Sensors for detecting relative in-plane or sliding displacement between adjacent parallel surfaces are well known in the art. Optical applications for such displacement sensors include precision alignment and/or positioning of optical elements, where high precision is required. An example of a segmented optical element is the primary mirror of the Keck telescope in Hawaii, a description of which can be found in the Keck Observatory Report number 90 published by the Keck Observatory, Lawrence Livermore Laboratories, Berkely, Calif. For example, in aligning the mirror segments of the Keck telescope, displacement sensors must indicate with subnanometer resolution when the reflective surfaces of adjacent segments are aligned.
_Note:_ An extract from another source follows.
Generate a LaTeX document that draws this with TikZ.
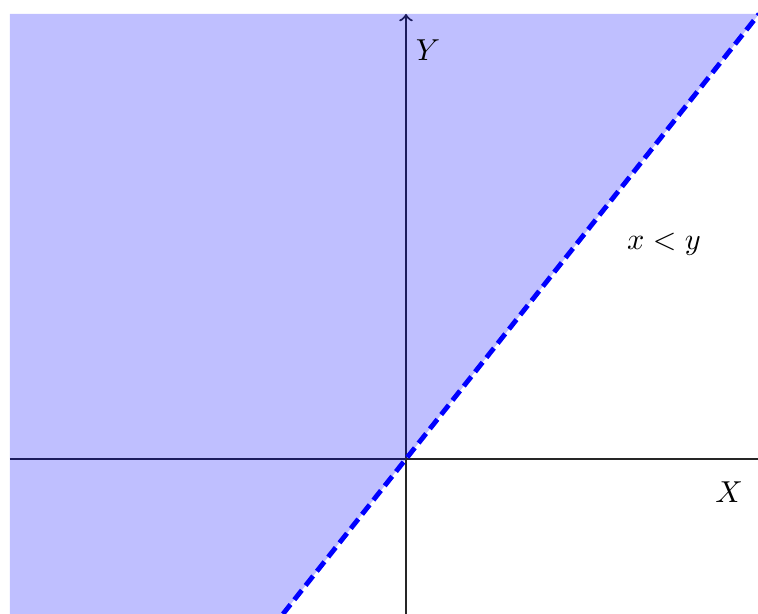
\documentclass[tikz,border=0pt]{standalone}
\begin{document}
\begin{tikzpicture}[x=0.33pt,y=0.33pt,
 axis/.style={black!85, line width=0.7pt},
 bound/.style={blue, line width=1.6pt, dash pattern=on 4pt off 2pt},
 region/.style={fill=blue, fill opacity=0.25}]
\useasboundingbox (-406,-155) rectangle (352,459);
\coordinate (O) at (0,0);
\coordinate (xl) at (-396,0);
\coordinate (xr) at (352,0);
\coordinate (yb) at (0,-155);
\coordinate (yt) at (0,445);
\coordinate (lb) at (-123,-155);
\coordinate (lt) at (353,445);
\draw[axis] (xl) -- (xr);
\draw[axis,->] (yb) -- (yt);
\fill[region] (-396,-155) -- (lb) -- (lt) -- (-396,445) -- cycle;
\draw[bound] (lb) -- (lt);
\node (Y) at (22,409) {$Y$};
\node (X) at (323,-33) {$X$};
\node (ineq) at (258,215) {$x<y$};
\end{tikzpicture}
\end{document}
Other optical applications place more stringent demands on these sensors. Adaptive optical elements used with high energy lasers (HEL), such as the mirror disclosed and claimed in the commonly owned co-pending U.S. patent application entitled "Extendable Large Aperture Phased Array Mirror System", Ser. No. 114,540 employ large numbers of small segments to alter an optic surface to generate a conjugate wavefront. Displacement sensors indicate segment mirror surface tilt as well as displacement, and therefore must have an extremely stable zero point, have a wide dynamic range and be especially insensitive to environmental (e.g. thermal) changes. The very large number of segments mandates the use of thousands of displacement sensors. Consequently, sensors that have complex electronics or which are not amenable to minaturization and batch fabrication have limited utility. Moreover, sensors used with these phased array mirrors must display low sensitivity to changes in lateral gap between adjacent segments.
Several displacement sensor technologies have been developed for high precision applications. Included are optical sensors which typically comprise an emitter and detector located respective on opposing surfaces and which usually employ a digital grating. These sensors lack the subnanometer resolution and extremely stable zero point operation required for segmented adaptive optics elements.
Capacitive displacement sensors have been successfully used in certain applications, since they can be extremely stable and provide subnanometer resolution in conjunction with low complexity electronics. However, the individual sensors are comprised of a plurality of carefully fabricated and aligned discrete electromechanical parts and are therefore not practical for mirrors or other optical elements comprised of tens or hundreds of thousands of individual segments.
It would be advantageous to have a displacement sensor acceptable to miniaturization and batch fabrication, requiring no gap-bridging part, capable of subnanometer resolution with a wide dynamic range, and using very simple electronics. The present invention is directed towards such a sensor.